## DATA EXTRACT
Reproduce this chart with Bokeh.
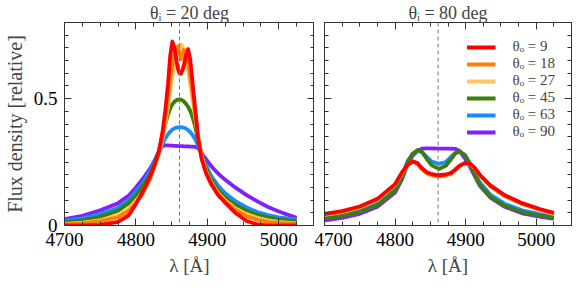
from bokeh.plotting import figure
from bokeh.models import LinearAxis, SingleIntervalTicker, Span, Legend, LegendItem, Range1d
from bokeh.layouts import row
from bokeh.embed import file_html
from bokeh.resources import INLINE

FONT = "Liberation Serif"

labels = ["θₒ = 9", "θₒ = 18", "θₒ = 27", "θₒ = 45", "θₒ = 63", "θₒ = 90"]
colors = ["#ff0000", "#ff8000", "#ffc65c", "#3b7e0c", "#1a8cff", "#8020ff"]
titles = ["θᵢ = 20 deg", "θᵢ = 80 deg"]
line_center = 4861

# ---- left panel (theta_i = 20) ----
wl_left = [4700, 4725, 4750, 4775, 4790, 4800, 4810, 4820, 4826, 4832, 4837, 4841, 4845,
           4848, 4851, 4854, 4857, 4859, 4861, 4863, 4865, 4867, 4870, 4873, 4876, 4879,
           4883, 4887, 4892, 4898, 4905, 4915, 4925, 4940, 4955, 4970, 4985, 5000, 5025]
l_9 = [0.000, 0.000, 0.002, 0.014, 0.040, 0.085, 0.135, 0.195, 0.240, 0.290, 0.365, 0.450, 0.560,
       0.670, 0.725, 0.700, 0.645, 0.615, 0.600, 0.598, 0.610, 0.630, 0.670, 0.695, 0.655, 0.570,
       0.460, 0.345, 0.262, 0.208, 0.165, 0.120, 0.090, 0.048, 0.018, 0.004, 0.000, 0.000, 0.000]
l_18 = [0.004, 0.008, 0.016, 0.033, 0.058, 0.088, 0.128, 0.185, 0.232, 0.285, 0.350, 0.420, 0.505,
        0.575, 0.635, 0.680, 0.702, 0.705, 0.680, 0.655, 0.672, 0.692, 0.680, 0.640, 0.590, 0.530,
        0.440, 0.350, 0.268, 0.210, 0.168, 0.124, 0.094, 0.060, 0.037, 0.023, 0.014, 0.010, 0.006]
l_27 = [0.006, 0.011, 0.020, 0.040, 0.066, 0.096, 0.133, 0.188, 0.232, 0.282, 0.338, 0.398, 0.468,
        0.530, 0.590, 0.640, 0.680, 0.700, 0.712, 0.714, 0.705, 0.688, 0.655, 0.610, 0.560, 0.500,
        0.425, 0.350, 0.275, 0.215, 0.172, 0.128, 0.098, 0.066, 0.045, 0.030, 0.020, 0.014, 0.008]
l_45 = [0.012, 0.020, 0.034, 0.058, 0.088, 0.118, 0.155, 0.200, 0.235, 0.290, 0.350, 0.398, 0.438,
        0.462, 0.478, 0.488, 0.494, 0.496, 0.497, 0.496, 0.493, 0.489, 0.480, 0.468, 0.452, 0.430,
        0.390, 0.335, 0.280, 0.225, 0.182, 0.140, 0.110, 0.080, 0.058, 0.042, 0.031, 0.024, 0.017]
l_63 = [0.018, 0.028, 0.045, 0.070, 0.100, 0.135, 0.170, 0.215, 0.250, 0.290, 0.320, 0.343, 0.360,
        0.370, 0.378, 0.383, 0.386, 0.387, 0.388, 0.388, 0.387, 0.385, 0.382, 0.376, 0.368, 0.358,
        0.340, 0.315, 0.280, 0.237, 0.197, 0.157, 0.127, 0.095, 0.071, 0.053, 0.041, 0.032, 0.024]
l_90 = [0.025, 0.038, 0.060, 0.088, 0.118, 0.150, 0.185, 0.225, 0.255, 0.292, 0.313, 0.316, 0.316,
        0.315, 0.315, 0.314, 0.314, 0.313, 0.313, 0.313, 0.313, 0.312, 0.312, 0.312, 0.311, 0.311,
        0.310, 0.306, 0.285, 0.262, 0.235, 0.205, 0.180, 0.148, 0.120, 0.095, 0.073, 0.055, 0.030]

# ---- right panel (theta_i = 80) ----
wl_right = [4700, 4725, 4750, 4775, 4800, 4810, 4818, 4825, 4832, 4838, 4845, 4852, 4862,
            4872, 4879, 4885, 4891, 4899, 4906, 4912, 4920, 4935, 4955, 4980, 5005, 5025]
r_9 = [0.046, 0.057, 0.075, 0.105, 0.163, 0.210, 0.240, 0.253, 0.245, 0.226, 0.210, 0.202, 0.198,
       0.201, 0.207, 0.220, 0.235, 0.247, 0.243, 0.230, 0.200, 0.158, 0.120, 0.088, 0.065, 0.050]
r_18 = [0.044, 0.055, 0.073, 0.103, 0.161, 0.208, 0.239, 0.252, 0.243, 0.223, 0.207, 0.199, 0.195,
        0.198, 0.205, 0.218, 0.234, 0.246, 0.242, 0.229, 0.198, 0.156, 0.118, 0.086, 0.063, 0.048]
r_27 = [0.042, 0.053, 0.071, 0.101, 0.160, 0.207, 0.238, 0.252, 0.241, 0.221, 0.205, 0.197, 0.193,
        0.196, 0.203, 0.217, 0.233, 0.245, 0.241, 0.228, 0.197, 0.154, 0.116, 0.084, 0.061, 0.046]
r_45 = [0.028, 0.038, 0.054, 0.080, 0.137, 0.188, 0.250, 0.283, 0.298, 0.290, 0.262, 0.237, 0.223,
        0.235, 0.260, 0.283, 0.293, 0.277, 0.240, 0.205, 0.161, 0.113, 0.078, 0.053, 0.039, 0.030]
r_63 = [0.034, 0.045, 0.062, 0.090, 0.147, 0.198, 0.255, 0.283, 0.295, 0.290, 0.270, 0.252, 0.243,
        0.250, 0.270, 0.285, 0.290, 0.278, 0.245, 0.212, 0.170, 0.122, 0.086, 0.060, 0.045, 0.036]
r_90 = [0.020, 0.030, 0.046, 0.074, 0.130, 0.183, 0.245, 0.275, 0.294, 0.303, 0.304, 0.304, 0.303,
        0.303, 0.303, 0.302, 0.295, 0.265, 0.232, 0.200, 0.157, 0.110, 0.074, 0.048, 0.035, 0.026]

left_series = [l_9, l_18, l_27, l_45, l_63, l_90]
right_series = [r_9, r_18, r_27, r_45, r_63, r_90]

AX = "#333333"


def style_axis(ax, show_labels):
    ax.major_tick_in = 7
    ax.major_tick_out = 0
    ax.minor_tick_in = 4
    ax.minor_tick_out = 0
    ax.axis_line_color = AX
    ax.major_tick_line_color = AX
    ax.minor_tick_line_color = AX
    ax.major_label_text_font = FONT
    if show_labels:
        ax.major_label_text_color = "black"
        ax.major_label_text_font_size = "19px"
        ax.major_label_standoff = 7
    else:
        ax.major_label_text_color = None
        ax.major_label_standoff = 0


def xticker():
    return SingleIntervalTicker(interval=100, num_minor_ticks=4)


def yticker():
    return SingleIntervalTicker(interval=0.5, num_minor_ticks=10)


def make_fig(fw, bl, br, title, ylabels):
    p = figure(frame_width=fw, frame_height=203,
               x_range=Range1d(4700, 5050), y_range=Range1d(0, 0.8),
               output_backend="svg", toolbar_location=None,
               min_border_left=bl, min_border_right=br, min_border_top=15, min_border_bottom=57)
    p.grid.visible = False
    p.outline_line_color = AX
    p.background_fill_color = "white"
    p.border_fill_color = "white"
    p.title.text = title
    p.title.text_font = FONT
    p.title.text_font_size = "18px"
    p.title.text_font_style = "normal"
    p.title.align = "center"
    p.title.standoff = 0
    p.xaxis.ticker = xticker()
    p.yaxis.ticker = yticker()
    style_axis(p.xaxis[0], True)
    style_axis(p.yaxis[0], ylabels)
    p.xaxis.axis_label = "λ [Å]"
    p.xaxis.axis_label_text_font = FONT
    p.xaxis.axis_label_text_font_size = "19px"
    p.xaxis.axis_label_text_font_style = "normal"
    p.xaxis.axis_label_standoff = 6
    if ylabels:
        p.yaxis.axis_label = "Flux density [relative]"
        p.yaxis.axis_label_text_font = FONT
        p.yaxis.axis_label_text_font_size = "20px"
        p.yaxis.axis_label_text_font_style = "normal"
        p.yaxis.axis_label_standoff = 5
        p.yaxis.major_label_overrides = {0: "0", 0.5: "0.5"}
    top = LinearAxis(ticker=xticker())
    style_axis(top, False)
    p.add_layout(top, "above")
    right = LinearAxis(ticker=yticker())
    style_axis(right, False)
    p.add_layout(right, "right")
    p.add_layout(Span(location=line_center, dimension="height", line_color="#777777",
                      line_width=1, line_dash="4 3"))
    return p


p1 = make_fig(250, 53, 0, titles[0], True)
p2 = make_fig(247, 10, 2, titles[1], False)
p2.xaxis[0].major_label_overrides = {4700: "\u00a0\u00a0\u00a0\u00a04700"}

for ser, col in reversed(list(zip(left_series, colors))):
    p1.line(wl_left, ser, line_color=col, line_width=3.8, line_join="round")

rends = {}
for ser, col, lab in reversed(list(zip(right_series, colors, labels))):
    rends[lab] = p2.line(wl_right, ser, line_color=col, line_width=3.8, line_join="round")

legend = Legend(items=[LegendItem(label=lab, renderers=[rends[lab]]) for lab in labels],
                location="top_right", margin=0, padding=16, spacing=0,
                glyph_width=29, glyph_height=16, label_height=16, label_standoff=17,
                label_text_font=FONT, label_text_font_size="15px",
                background_fill_alpha=0, border_line_alpha=0)
p2.add_layout(legend)

layout = row(p1, p2)
open("out.html", "w").write(file_html(layout, INLINE))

## PROBLEM REQUIREMENTS
Leave out any pictures and return exactly the lines from the beginning of the data through the line with "line_center = 4861", inclusive.

## FINISHED ANSWER
Reproduce this chart with Bokeh.
from bokeh.plotting import figure
from bokeh.models import LinearAxis, SingleIntervalTicker, Span, Legend, LegendItem, Range1d
from bokeh.layouts import row
from bokeh.embed import file_html
from bokeh.resources import INLINE

FONT = "Liberation Serif"

labels = ["θₒ = 9", "θₒ = 18", "θₒ = 27", "θₒ = 45", "θₒ = 63", "θₒ = 90"]
colors = ["#ff0000", "#ff8000", "#ffc65c", "#3b7e0c", "#1a8cff", "#8020ff"]
titles = ["θᵢ = 20 deg", "θᵢ = 80 deg"]
line_center = 4861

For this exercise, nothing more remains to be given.